→ **SUPPLIED INFORMATION**
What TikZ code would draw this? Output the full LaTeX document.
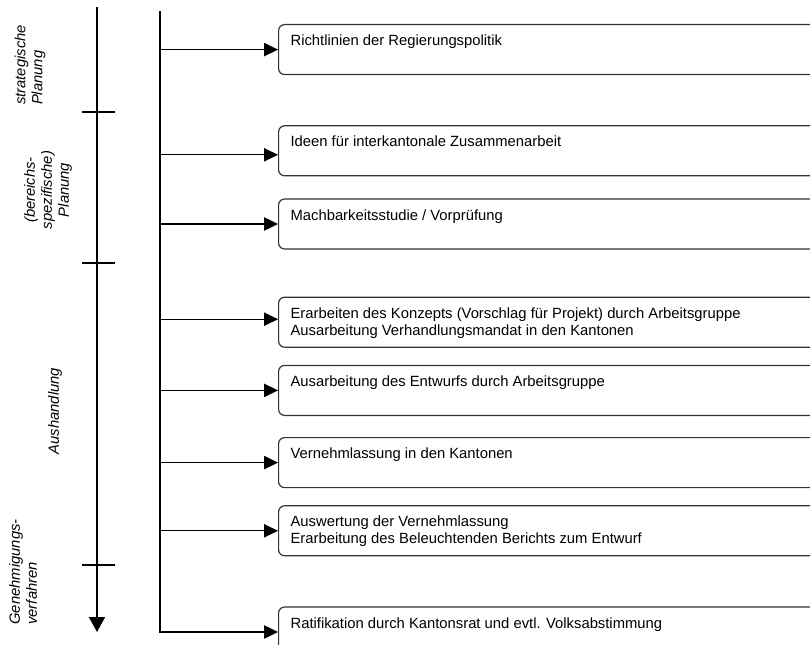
\documentclass[tikz,border=0pt]{standalone}
\usepackage{fontspec}
\setmainfont{Liberation Sans}
\usepackage{tikz}
\usetikzlibrary{%
   arrows.meta,%
   calc,%
   positioning}

\begin{document}
\begin{tikzpicture}
	[x=0.75pt,y=-0.75pt,
	every node/.style={font=\fontsize{11.1pt}{12.75pt}\selectfont},
	task/.style={draw=black!80,line width=0.9pt,rounded corners=4.5pt,inner xsep=9pt,inner ysep=6.85pt},
	phase/.style={rotate=90,font=\fontsize{11.1pt}{12.75pt}\selectfont\itshape,inner sep=0pt},
	flow/.style={line width=1pt,-{Triangle[length=10.5pt,width=10pt]}},
	trunk/.style={line width=1.3pt,line cap=rect},
	timeline/.style={line width=1.4pt,-{Triangle[length=11.25pt,width=12pt]}},
	tickline/.style={line width=1.1pt}]
	\useasboundingbox (0,0) rectangle (810,645);
	\clip (0,0) rectangle (810,645);
	\node [task,anchor=north west] (b1) at (278,24)
	{\parbox[c][23.8pt][t]{420pt}{\strut Richtlinien der Regierungspolitik}};
	\node [task] (b2) [below=37.5pt of b1]
	{\parbox[c][23.8pt][t]{420pt}{\strut Ideen für interkantonale Zusammenarbeit}};
	\node [task] (b3) [below=16.5pt of b2]
	{\parbox[c][23.8pt][t]{420pt}{\strut Machbarkeitsstudie / Vorprüfung}};
	\node [task] (b4) [below=35.25pt of b3]
	{\parbox[c][23.8pt][t]{420pt}{\strut Erarbeiten des Konzepts (Vorschlag für Projekt) durch Arbeitsgruppe\\Ausarbeitung Verhandlungsmandat in den Kantonen}};
	\node [task] (b5) [below=12.75pt of b4]
	{\parbox[c][23.8pt][t]{420pt}{\strut Ausarbeitung des Entwurfs durch Arbeitsgruppe}};
	\node [task] (b6) [below=15.75pt of b5]
	{\parbox[c][23.8pt][t]{420pt}{\strut Vernehmlassung in den Kantonen}};
	\node [task] (b7) [below=12.75pt of b6]
	{\parbox[c][23.8pt][t]{420pt}{\strut Auswertung der Vernehmlassung\\Erarbeitung des Beleuchtenden Berichts zum Entwurf}};
	\node [task] (b8) [below=37.5pt of b7]
	{\parbox[c][23.8pt][t]{420pt}{\strut Ratifikation durch Kantonsrat und evtl. Volksabstimmung}};
	\coordinate (top) at (160,12);
	\draw [trunk] (top) -- (top |- b8.west);
	\draw [flow] (top |- b1.west) -- (b1.west);
	\draw [flow] ($(top |- b2.west)+(0,4)$) -- ($(b2.west)+(0,4)$);
	\draw [flow] (top |- b3.west) -- (b3.west);
	\draw [flow] ($(top |- b4.west)+(0,-3)$) -- ($(b4.west)+(0,-3)$);
	\draw [flow] (top |- b5.west) -- (b5.west);
	\draw [flow] (top |- b6.west) -- (b6.west);
	\draw [flow] (top |- b7.west) -- (b7.west);
	\draw [flow] (top |- b8.west) -- (b8.west);
	\coordinate (start) at (97,7);
	\coordinate (end) at (97,632);
	\draw [timeline] (start) -- (end);
	\draw [tickline] (82,112) -- (115,112);
	\draw [tickline] (82,263) -- (115,263);
	\draw [tickline] (82,565) -- (115,565);
	\node [phase,align=left] (p1) at (30,65) {strategische\\Planung};
	\node [phase,align=center] (p2) at (48,190) {(bereichs-\\spezifische)\\Planung};
	\node [phase] (p3) at (55,411) {Aushandlung};
	\node [phase,align=left] (p4) at (23,572) {Genehmigungs-\\verfahren};
\end{tikzpicture}
\end{document}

→ **TASK INSTRUCTIONS**
Repeat the data exactly, without the pictures.

→ **TASK SOLUTION**
What TikZ code would draw this? Output the full LaTeX document.
\documentclass[tikz,border=0pt]{standalone}
\usepackage{fontspec}
\setmainfont{Liberation Sans}
\usepackage{tikz}
\usetikzlibrary{%
   arrows.meta,%
   calc,%
   positioning}

\begin{document}
\begin{tikzpicture}
	[x=0.75pt,y=-0.75pt,
	every node/.style={font=\fontsize{11.1pt}{12.75pt}\selectfont},
	task/.style={draw=black!80,line width=0.9pt,rounded corners=4.5pt,inner xsep=9pt,inner ysep=6.85pt},
	phase/.style={rotate=90,font=\fontsize{11.1pt}{12.75pt}\selectfont\itshape,inner sep=0pt},
	flow/.style={line width=1pt,-{Triangle[length=10.5pt,width=10pt]}},
	trunk/.style={line width=1.3pt,line cap=rect},
	timeline/.style={line width=1.4pt,-{Triangle[length=11.25pt,width=12pt]}},
	tickline/.style={line width=1.1pt}]
	\useasboundingbox (0,0) rectangle (810,645);
	\clip (0,0) rectangle (810,645);
	\node [task,anchor=north west] (b1) at (278,24)
	{\parbox[c][23.8pt][t]{420pt}{\strut Richtlinien der Regierungspolitik}};
	\node [task] (b2) [below=37.5pt of b1]
	{\parbox[c][23.8pt][t]{420pt}{\strut Ideen für interkantonale Zusammenarbeit}};
	\node [task] (b3) [below=16.5pt of b2]
	{\parbox[c][23.8pt][t]{420pt}{\strut Machbarkeitsstudie / Vorprüfung}};
	\node [task] (b4) [below=35.25pt of b3]
	{\parbox[c][23.8pt][t]{420pt}{\strut Erarbeiten des Konzepts (Vorschlag für Projekt) durch Arbeitsgruppe\\Ausarbeitung Verhandlungsmandat in den Kantonen}};
	\node [task] (b5) [below=12.75pt of b4]
	{\parbox[c][23.8pt][t]{420pt}{\strut Ausarbeitung des Entwurfs durch Arbeitsgruppe}};
	\node [task] (b6) [below=15.75pt of b5]
	{\parbox[c][23.8pt][t]{420pt}{\strut Vernehmlassung in den Kantonen}};
	\node [task] (b7) [below=12.75pt of b6]
	{\parbox[c][23.8pt][t]{420pt}{\strut Auswertung der Vernehmlassung\\Erarbeitung des Beleuchtenden Berichts zum Entwurf}};
	\node [task] (b8) [below=37.5pt of b7]
	{\parbox[c][23.8pt][t]{420pt}{\strut Ratifikation durch Kantonsrat und evtl. Volksabstimmung}};
	\coordinate (top) at (160,12);
	\draw [trunk] (top) -- (top |- b8.west);
	\draw [flow] (top |- b1.west) -- (b1.west);
	\draw [flow] ($(top |- b2.west)+(0,4)$) -- ($(b2.west)+(0,4)$);
	\draw [flow] (top |- b3.west) -- (b3.west);
	\draw [flow] ($(top |- b4.west)+(0,-3)$) -- ($(b4.west)+(0,-3)$);
	\draw [flow] (top |- b5.west) -- (b5.west);
	\draw [flow] (top |- b6.west) -- (b6.west);
	\draw [flow] (top |- b7.west) -- (b7.west);
	\draw [flow] (top |- b8.west) -- (b8.west);
	\coordinate (start) at (97,7);
	\coordinate (end) at (97,632);
	\draw [timeline] (start) -- (end);
	\draw [tickline] (82,112) -- (115,112);
	\draw [tickline] (82,263) -- (115,263);
	\draw [tickline] (82,565) -- (115,565);
	\node [phase,align=left] (p1) at (30,65) {strategische\\Planung};
	\node [phase,align=center] (p2) at (48,190) {(bereichs-\\spezifische)\\Planung};
	\node [phase] (p3) at (55,411) {Aushandlung};
	\node [phase,align=left] (p4) at (23,572) {Genehmigungs-\\verfahren};
\end{tikzpicture}
\end{document}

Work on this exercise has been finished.